SOURCE MATERIAL
# # # #
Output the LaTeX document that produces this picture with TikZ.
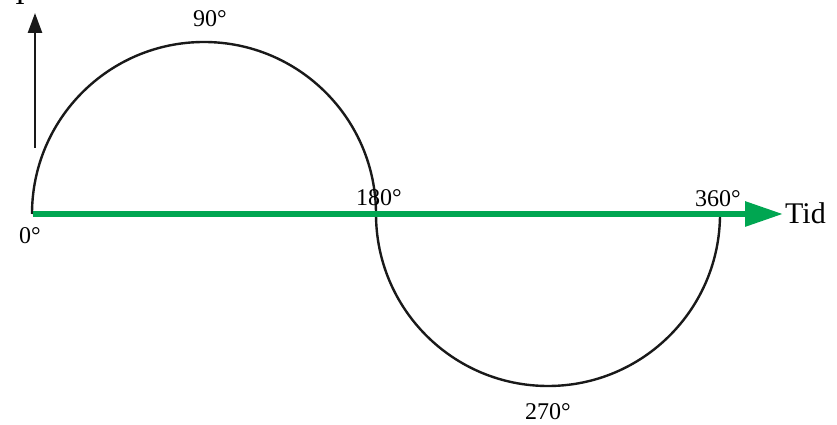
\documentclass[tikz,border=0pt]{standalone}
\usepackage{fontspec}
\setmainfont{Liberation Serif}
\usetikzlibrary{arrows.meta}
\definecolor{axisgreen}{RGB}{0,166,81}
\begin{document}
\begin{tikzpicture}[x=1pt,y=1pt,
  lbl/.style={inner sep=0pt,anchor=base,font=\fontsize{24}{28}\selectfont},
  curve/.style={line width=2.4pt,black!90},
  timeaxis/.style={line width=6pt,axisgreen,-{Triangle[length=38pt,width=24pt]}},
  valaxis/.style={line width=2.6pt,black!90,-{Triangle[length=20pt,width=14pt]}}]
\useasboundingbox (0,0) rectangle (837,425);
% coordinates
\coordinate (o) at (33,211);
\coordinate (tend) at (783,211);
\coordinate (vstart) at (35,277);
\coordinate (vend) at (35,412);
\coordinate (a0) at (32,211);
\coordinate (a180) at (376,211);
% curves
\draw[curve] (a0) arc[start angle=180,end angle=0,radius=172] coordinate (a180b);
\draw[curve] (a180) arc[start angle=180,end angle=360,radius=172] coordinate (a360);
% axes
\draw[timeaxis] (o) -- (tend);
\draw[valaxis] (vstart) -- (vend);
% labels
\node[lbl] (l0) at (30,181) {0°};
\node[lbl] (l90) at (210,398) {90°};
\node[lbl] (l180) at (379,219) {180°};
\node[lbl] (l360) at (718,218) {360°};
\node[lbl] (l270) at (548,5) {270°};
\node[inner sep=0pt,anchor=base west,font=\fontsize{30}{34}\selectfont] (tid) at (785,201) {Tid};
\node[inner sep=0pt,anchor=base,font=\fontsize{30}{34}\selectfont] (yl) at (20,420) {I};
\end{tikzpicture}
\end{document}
# # # #
EXERCISE REQUIREMENTS
Extract all the data above exactly, excluding every picture.

EXERCISE RESPONSE
Output the LaTeX document that produces this picture with TikZ.
\documentclass[tikz,border=0pt]{standalone}
\usepackage{fontspec}
\setmainfont{Liberation Serif}
\usetikzlibrary{arrows.meta}
\definecolor{axisgreen}{RGB}{0,166,81}
\begin{document}
\begin{tikzpicture}[x=1pt,y=1pt,
  lbl/.style={inner sep=0pt,anchor=base,font=\fontsize{24}{28}\selectfont},
  curve/.style={line width=2.4pt,black!90},
  timeaxis/.style={line width=6pt,axisgreen,-{Triangle[length=38pt,width=24pt]}},
  valaxis/.style={line width=2.6pt,black!90,-{Triangle[length=20pt,width=14pt]}}]
\useasboundingbox (0,0) rectangle (837,425);
% coordinates
\coordinate (o) at (33,211);
\coordinate (tend) at (783,211);
\coordinate (vstart) at (35,277);
\coordinate (vend) at (35,412);
\coordinate (a0) at (32,211);
\coordinate (a180) at (376,211);
% curves
\draw[curve] (a0) arc[start angle=180,end angle=0,radius=172] coordinate (a180b);
\draw[curve] (a180) arc[start angle=180,end angle=360,radius=172] coordinate (a360);
% axes
\draw[timeaxis] (o) -- (tend);
\draw[valaxis] (vstart) -- (vend);
% labels
\node[lbl] (l0) at (30,181) {0°};
\node[lbl] (l90) at (210,398) {90°};
\node[lbl] (l180) at (379,219) {180°};
\node[lbl] (l360) at (718,218) {360°};
\node[lbl] (l270) at (548,5) {270°};
\node[inner sep=0pt,anchor=base west,font=\fontsize{30}{34}\selectfont] (tid) at (785,201) {Tid};
\node[inner sep=0pt,anchor=base,font=\fontsize{30}{34}\selectfont] (yl) at (20,420) {I};
\end{tikzpicture}
\end{document}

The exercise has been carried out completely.